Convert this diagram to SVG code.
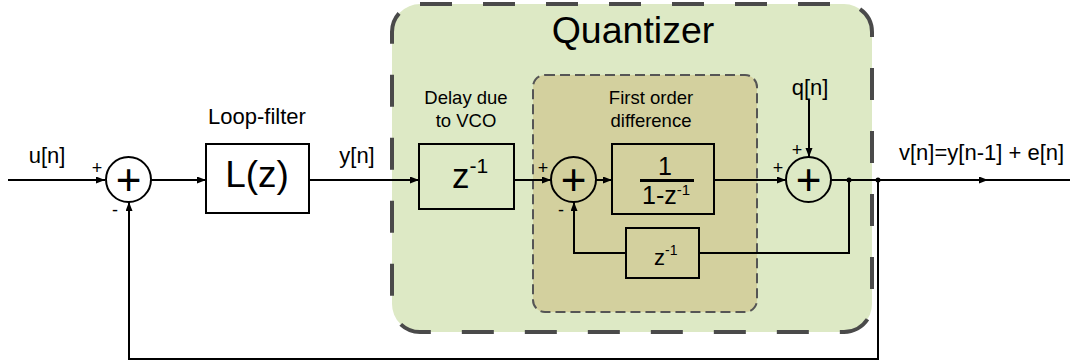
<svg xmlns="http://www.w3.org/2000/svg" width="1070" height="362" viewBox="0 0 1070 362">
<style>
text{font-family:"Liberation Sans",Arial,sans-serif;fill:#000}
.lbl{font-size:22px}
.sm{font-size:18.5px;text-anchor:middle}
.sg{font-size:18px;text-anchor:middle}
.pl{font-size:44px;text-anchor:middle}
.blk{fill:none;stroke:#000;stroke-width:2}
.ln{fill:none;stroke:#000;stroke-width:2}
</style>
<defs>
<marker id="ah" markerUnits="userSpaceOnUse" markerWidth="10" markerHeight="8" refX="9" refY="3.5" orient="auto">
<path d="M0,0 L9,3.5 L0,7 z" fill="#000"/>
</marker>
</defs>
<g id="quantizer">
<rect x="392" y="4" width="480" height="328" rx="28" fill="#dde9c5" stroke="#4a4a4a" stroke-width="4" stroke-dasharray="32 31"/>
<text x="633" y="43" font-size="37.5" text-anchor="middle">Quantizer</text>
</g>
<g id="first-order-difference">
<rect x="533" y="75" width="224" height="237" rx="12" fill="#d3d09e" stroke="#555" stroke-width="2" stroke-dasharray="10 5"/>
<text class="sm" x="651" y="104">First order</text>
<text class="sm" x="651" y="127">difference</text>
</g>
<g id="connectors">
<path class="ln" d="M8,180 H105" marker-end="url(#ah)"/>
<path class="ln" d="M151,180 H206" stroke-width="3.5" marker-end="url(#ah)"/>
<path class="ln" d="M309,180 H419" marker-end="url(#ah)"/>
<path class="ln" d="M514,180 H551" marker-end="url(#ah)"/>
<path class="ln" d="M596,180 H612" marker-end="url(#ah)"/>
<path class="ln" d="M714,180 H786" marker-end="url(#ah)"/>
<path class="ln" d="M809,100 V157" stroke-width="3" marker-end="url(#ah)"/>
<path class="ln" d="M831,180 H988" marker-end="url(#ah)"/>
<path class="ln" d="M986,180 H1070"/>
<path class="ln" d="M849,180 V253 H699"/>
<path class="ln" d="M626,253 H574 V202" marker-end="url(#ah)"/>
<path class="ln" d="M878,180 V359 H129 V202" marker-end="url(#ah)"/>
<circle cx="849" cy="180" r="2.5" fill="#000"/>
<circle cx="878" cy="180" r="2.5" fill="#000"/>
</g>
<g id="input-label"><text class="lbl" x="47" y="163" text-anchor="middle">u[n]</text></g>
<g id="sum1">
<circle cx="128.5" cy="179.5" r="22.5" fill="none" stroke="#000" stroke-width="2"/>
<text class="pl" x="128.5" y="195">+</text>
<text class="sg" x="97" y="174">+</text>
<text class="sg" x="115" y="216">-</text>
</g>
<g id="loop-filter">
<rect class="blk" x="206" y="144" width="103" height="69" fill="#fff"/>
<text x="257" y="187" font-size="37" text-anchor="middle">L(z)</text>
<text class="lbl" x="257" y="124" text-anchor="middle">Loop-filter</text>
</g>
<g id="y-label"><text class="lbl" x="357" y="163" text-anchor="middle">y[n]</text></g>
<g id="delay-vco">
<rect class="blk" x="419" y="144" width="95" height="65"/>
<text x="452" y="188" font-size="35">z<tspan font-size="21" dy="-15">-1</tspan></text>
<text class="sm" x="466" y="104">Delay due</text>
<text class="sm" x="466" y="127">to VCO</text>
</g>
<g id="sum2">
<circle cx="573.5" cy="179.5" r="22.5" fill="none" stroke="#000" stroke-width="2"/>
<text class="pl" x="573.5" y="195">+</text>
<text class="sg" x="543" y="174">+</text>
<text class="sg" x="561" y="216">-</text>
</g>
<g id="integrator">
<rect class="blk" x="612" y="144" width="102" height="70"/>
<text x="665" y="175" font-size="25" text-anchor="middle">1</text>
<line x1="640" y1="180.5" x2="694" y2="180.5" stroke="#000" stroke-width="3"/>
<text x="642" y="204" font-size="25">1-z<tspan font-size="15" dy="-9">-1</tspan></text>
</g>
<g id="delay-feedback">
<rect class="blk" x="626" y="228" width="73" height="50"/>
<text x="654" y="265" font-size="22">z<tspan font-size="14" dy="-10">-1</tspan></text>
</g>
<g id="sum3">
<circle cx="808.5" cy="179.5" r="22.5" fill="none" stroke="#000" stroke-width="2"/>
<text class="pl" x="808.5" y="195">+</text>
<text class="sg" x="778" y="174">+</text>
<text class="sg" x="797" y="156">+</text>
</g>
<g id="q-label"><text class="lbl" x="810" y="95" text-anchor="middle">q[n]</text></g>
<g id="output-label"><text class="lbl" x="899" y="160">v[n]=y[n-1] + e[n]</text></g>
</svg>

...

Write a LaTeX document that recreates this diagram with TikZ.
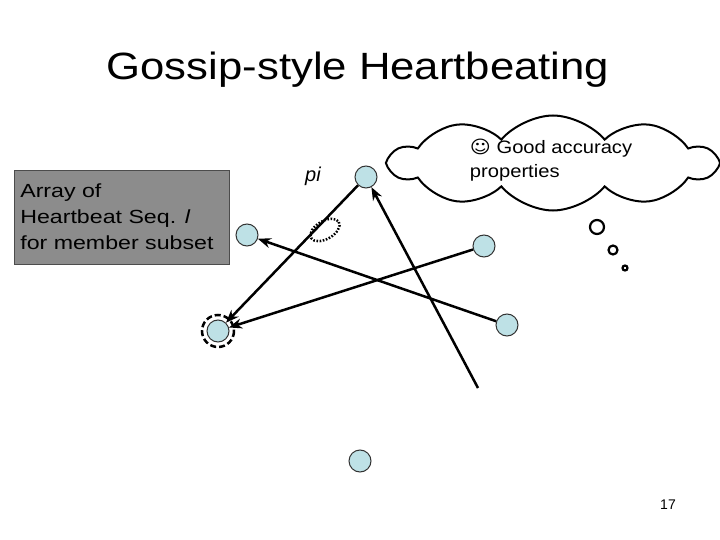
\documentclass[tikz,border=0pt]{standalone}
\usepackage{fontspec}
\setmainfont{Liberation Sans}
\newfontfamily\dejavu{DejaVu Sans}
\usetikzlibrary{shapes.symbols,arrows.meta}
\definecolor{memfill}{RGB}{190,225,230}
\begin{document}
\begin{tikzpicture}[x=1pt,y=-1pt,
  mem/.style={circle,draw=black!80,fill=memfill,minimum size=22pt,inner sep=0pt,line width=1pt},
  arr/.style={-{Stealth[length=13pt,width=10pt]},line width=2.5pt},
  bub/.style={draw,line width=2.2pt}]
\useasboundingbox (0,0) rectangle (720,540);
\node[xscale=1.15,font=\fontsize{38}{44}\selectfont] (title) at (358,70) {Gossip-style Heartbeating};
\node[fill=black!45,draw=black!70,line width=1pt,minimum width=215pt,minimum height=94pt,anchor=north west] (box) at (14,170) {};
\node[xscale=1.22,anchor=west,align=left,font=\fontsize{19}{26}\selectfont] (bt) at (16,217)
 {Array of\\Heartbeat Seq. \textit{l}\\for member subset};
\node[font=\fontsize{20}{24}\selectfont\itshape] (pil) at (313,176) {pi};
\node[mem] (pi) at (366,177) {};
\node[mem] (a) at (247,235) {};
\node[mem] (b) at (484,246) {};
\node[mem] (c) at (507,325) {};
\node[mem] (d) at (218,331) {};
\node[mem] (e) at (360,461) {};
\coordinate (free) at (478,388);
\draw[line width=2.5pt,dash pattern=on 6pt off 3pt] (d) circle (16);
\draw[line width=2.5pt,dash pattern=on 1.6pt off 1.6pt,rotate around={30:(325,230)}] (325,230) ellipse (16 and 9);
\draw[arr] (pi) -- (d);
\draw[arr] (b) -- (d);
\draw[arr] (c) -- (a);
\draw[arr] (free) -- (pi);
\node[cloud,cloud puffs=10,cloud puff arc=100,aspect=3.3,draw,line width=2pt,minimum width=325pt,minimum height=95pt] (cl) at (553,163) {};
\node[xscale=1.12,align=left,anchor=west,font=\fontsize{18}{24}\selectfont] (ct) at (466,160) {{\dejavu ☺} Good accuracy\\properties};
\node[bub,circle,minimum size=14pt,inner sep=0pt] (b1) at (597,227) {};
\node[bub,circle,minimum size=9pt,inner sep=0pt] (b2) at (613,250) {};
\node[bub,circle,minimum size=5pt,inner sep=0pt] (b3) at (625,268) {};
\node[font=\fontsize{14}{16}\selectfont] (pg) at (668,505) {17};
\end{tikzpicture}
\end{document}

* _What is required_: Find the number of lines in which the word "this" occurs, and write nothing but that number.

* _Solution to the exercise_: 2